Pero no es tormenta, sino tormento a quien escribe, la sequedad, la seca, la tierra resquebrajada y cuarteada sobre la que solo arraigan las sombras y florece el vacío, es el tormento de no llover, de convertir en páramo el mismo edén donde frondosas reinaban antes soberanas las ideas y las hijas de las ideas, y las hijas de estas. Tormento es a la tormenta la falta de inspiración al decir de algunos, muchos, que se ahogan por faltarles el agua con el que regar el jardín de su pluma. La penuria por la falta de riego, ese tormento, es atreverse a cultivar una pequeña semilla con primores de artesano, contando las gotas, cuidando la simiente, que es la idea, con el cariño del labriego del secano para protegerla de las inclemencias y cuidar la luz, el aire, el frío porque esa pequeña idea, casi insignificante, siempre a punto de perderse, es capaz de arraigar allí donde se la quiere. Ni la falta de agua le impide vivir, que bien se alimenta del sudor y las lágrimas de quien la ama. El tormento por la falta de tormenta convierte lo más pequeño en la más grande si se troca el lamento por el esfuerzo, la queja por la esperanza y la amargura por el trabajo duro. Es la literatura de secano, la que sabe que el oro es agua, la esforzada que no nace flor para formar parte, una más, de un vergel o un jardín donde prima el adorno, sino la que sacia la sed de quien camina fatigado, la que ofrece su pulpa al que transita caminos pocos frecuentados y, qué se le va a hacer, es alimento del que se ha perdido entre los árboles que no dejaban mostrar el opaco bosque de las estanterías.

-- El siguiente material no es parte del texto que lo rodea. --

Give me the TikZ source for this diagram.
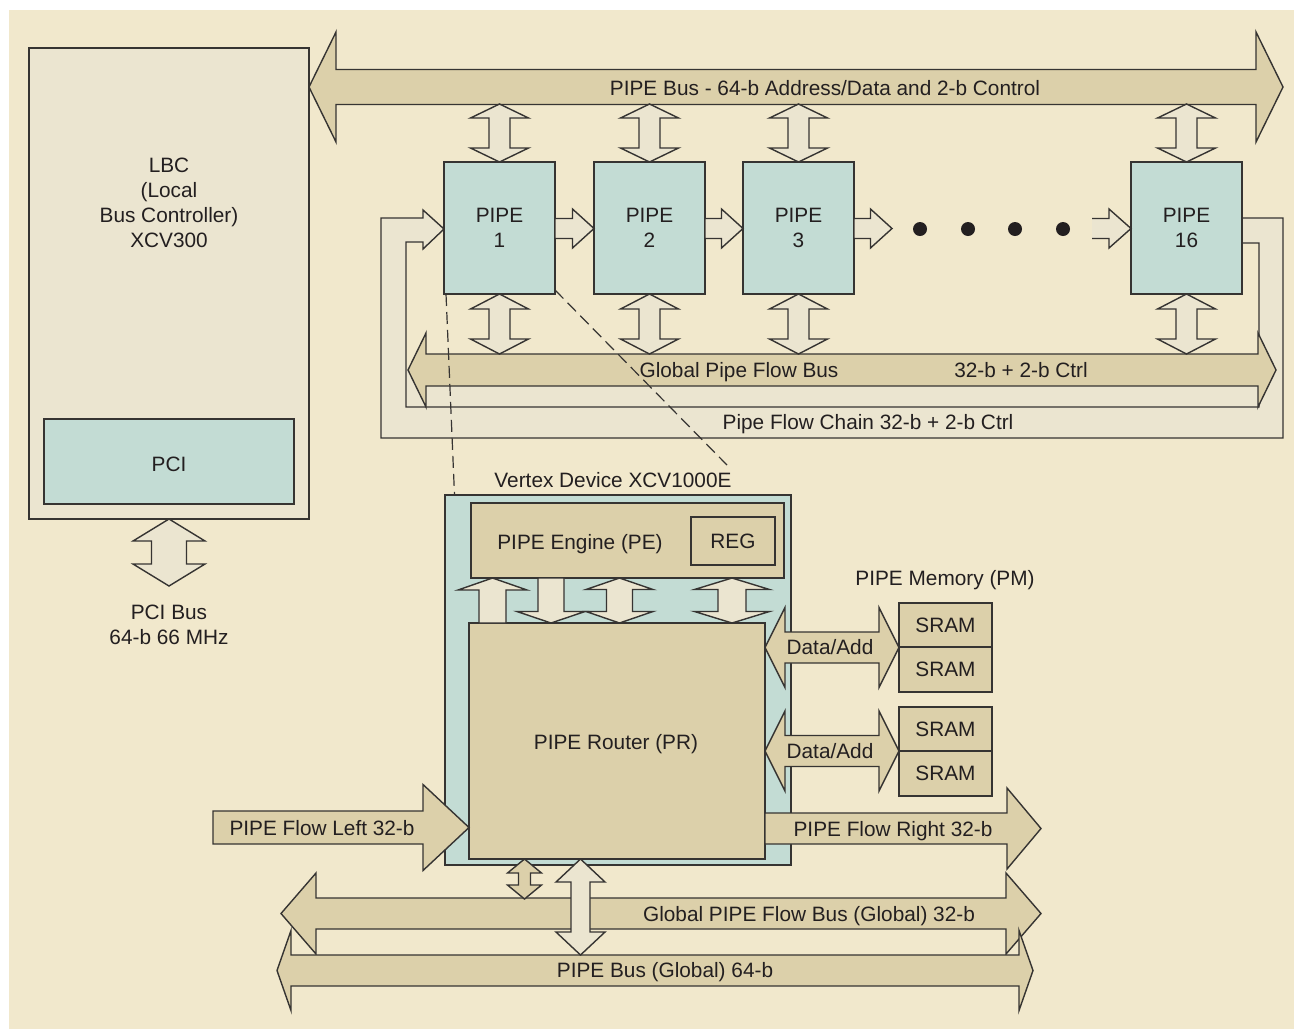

Cuando no se la ama, justos e injustos reciben la lluvia como los escarmientos, sobre cabeza ajena, sin provecho. La lluvia se les hace molesta a esos grandes ignorantes que todo lo saben porque habla de ellos a sus espaldas, y dicen su verdad, tanto que no quieren escucharla. Monotonía de lluvia tras los cristales, lo llamaba el poeta, y en una lámina Caín asesinaba a su hermano Abel. Luego vino todo lo demás. La lluvia, que ha sido capaz de llenar los océanos gota a gota, no siempre cae bien. Como si le importara.

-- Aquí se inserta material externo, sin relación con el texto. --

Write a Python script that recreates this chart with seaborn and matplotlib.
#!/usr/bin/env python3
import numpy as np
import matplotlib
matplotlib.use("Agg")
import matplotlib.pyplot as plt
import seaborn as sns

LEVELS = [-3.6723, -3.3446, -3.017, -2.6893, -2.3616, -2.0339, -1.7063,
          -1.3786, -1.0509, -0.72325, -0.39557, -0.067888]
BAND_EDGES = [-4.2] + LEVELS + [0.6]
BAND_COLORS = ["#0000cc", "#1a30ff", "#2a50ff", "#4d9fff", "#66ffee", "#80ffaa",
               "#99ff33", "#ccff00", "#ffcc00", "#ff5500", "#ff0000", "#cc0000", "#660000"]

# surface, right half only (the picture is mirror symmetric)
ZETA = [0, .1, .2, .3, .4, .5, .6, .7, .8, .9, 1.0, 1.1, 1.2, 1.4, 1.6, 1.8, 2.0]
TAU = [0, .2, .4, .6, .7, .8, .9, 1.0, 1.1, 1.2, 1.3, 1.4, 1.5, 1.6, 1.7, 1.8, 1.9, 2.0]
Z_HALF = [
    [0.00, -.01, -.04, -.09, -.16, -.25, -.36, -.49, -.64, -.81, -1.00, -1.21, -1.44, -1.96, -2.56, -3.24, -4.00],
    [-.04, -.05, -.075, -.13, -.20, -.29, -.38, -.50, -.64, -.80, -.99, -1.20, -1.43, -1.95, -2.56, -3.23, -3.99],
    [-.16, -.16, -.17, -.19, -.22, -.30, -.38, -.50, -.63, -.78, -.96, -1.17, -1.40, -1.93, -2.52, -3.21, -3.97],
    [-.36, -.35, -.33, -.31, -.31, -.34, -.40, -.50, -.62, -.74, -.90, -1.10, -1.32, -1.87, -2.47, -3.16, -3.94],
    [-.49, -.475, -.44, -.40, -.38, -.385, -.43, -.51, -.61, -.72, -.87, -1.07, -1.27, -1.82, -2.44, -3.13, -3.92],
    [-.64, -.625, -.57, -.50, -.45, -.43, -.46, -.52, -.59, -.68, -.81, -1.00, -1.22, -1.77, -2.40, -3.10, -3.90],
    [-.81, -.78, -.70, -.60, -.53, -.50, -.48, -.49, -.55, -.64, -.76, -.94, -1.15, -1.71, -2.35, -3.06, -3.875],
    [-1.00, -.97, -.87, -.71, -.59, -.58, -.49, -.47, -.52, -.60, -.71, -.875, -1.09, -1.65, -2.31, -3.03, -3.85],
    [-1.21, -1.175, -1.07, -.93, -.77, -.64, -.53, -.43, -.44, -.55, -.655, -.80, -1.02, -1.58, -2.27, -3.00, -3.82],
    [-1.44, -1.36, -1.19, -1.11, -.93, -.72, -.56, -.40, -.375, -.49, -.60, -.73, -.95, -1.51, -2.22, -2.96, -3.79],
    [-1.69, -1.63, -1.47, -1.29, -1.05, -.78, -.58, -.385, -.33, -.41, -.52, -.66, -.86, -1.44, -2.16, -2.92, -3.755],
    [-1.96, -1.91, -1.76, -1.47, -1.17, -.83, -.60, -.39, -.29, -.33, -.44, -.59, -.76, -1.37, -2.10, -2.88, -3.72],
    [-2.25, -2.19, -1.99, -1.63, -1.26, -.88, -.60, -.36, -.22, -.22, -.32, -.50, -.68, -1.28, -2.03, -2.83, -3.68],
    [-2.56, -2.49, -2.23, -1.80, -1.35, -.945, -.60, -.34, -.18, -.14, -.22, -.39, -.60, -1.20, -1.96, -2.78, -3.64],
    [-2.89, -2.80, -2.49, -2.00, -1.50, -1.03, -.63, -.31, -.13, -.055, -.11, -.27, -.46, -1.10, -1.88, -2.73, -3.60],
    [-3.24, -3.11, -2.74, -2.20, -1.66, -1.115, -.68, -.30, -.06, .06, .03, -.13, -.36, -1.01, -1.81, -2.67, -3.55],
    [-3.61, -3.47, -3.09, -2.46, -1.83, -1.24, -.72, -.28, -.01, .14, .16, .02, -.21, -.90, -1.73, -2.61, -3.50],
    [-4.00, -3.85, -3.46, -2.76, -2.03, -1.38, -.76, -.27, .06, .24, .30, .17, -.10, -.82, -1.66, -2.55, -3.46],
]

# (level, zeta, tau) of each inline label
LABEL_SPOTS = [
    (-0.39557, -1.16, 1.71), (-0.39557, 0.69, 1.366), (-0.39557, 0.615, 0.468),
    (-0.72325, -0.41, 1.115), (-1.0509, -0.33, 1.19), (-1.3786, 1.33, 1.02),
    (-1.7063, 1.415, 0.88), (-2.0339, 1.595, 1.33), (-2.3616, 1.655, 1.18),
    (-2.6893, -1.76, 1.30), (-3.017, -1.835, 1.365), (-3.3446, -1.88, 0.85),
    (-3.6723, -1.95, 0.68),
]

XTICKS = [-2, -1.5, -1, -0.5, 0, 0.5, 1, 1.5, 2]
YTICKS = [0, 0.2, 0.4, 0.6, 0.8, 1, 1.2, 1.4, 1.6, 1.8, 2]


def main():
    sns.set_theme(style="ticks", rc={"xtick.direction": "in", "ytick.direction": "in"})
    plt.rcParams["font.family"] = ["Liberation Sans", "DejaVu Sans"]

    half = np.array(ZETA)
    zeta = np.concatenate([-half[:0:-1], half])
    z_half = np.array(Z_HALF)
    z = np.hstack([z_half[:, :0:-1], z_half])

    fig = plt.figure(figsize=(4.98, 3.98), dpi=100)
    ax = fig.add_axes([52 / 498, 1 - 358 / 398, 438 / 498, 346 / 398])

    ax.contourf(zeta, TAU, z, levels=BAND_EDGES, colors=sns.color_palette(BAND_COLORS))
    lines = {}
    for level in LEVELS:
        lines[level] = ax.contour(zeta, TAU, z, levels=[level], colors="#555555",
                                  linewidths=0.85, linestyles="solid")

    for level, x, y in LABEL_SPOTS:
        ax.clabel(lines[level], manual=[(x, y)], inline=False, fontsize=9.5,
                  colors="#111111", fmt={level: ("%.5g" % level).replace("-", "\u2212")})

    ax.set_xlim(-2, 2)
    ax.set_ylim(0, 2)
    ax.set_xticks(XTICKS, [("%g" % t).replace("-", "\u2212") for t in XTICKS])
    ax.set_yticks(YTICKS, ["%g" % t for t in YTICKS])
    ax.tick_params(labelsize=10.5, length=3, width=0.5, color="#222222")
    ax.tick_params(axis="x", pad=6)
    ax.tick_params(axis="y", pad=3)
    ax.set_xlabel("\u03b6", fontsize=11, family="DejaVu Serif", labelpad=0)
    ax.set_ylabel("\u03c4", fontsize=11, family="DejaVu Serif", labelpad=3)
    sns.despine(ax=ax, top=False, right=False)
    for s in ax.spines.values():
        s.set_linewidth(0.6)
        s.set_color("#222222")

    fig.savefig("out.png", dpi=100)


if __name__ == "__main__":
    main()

Solo cuando cesa la lluvia sentimos la soledad de las multitudes al callar los cielos para que hable la vida. Y al dejar de llover y hacerse el silencio repiquetean las gotas de los hombres que, en su ausencia, tratan de imitar su voz abrazados a alguna máquina de escribir tecla a tecla.
Solo la lluvia que empapa sabe de nuestros secretos. Lo demás es papel mojado.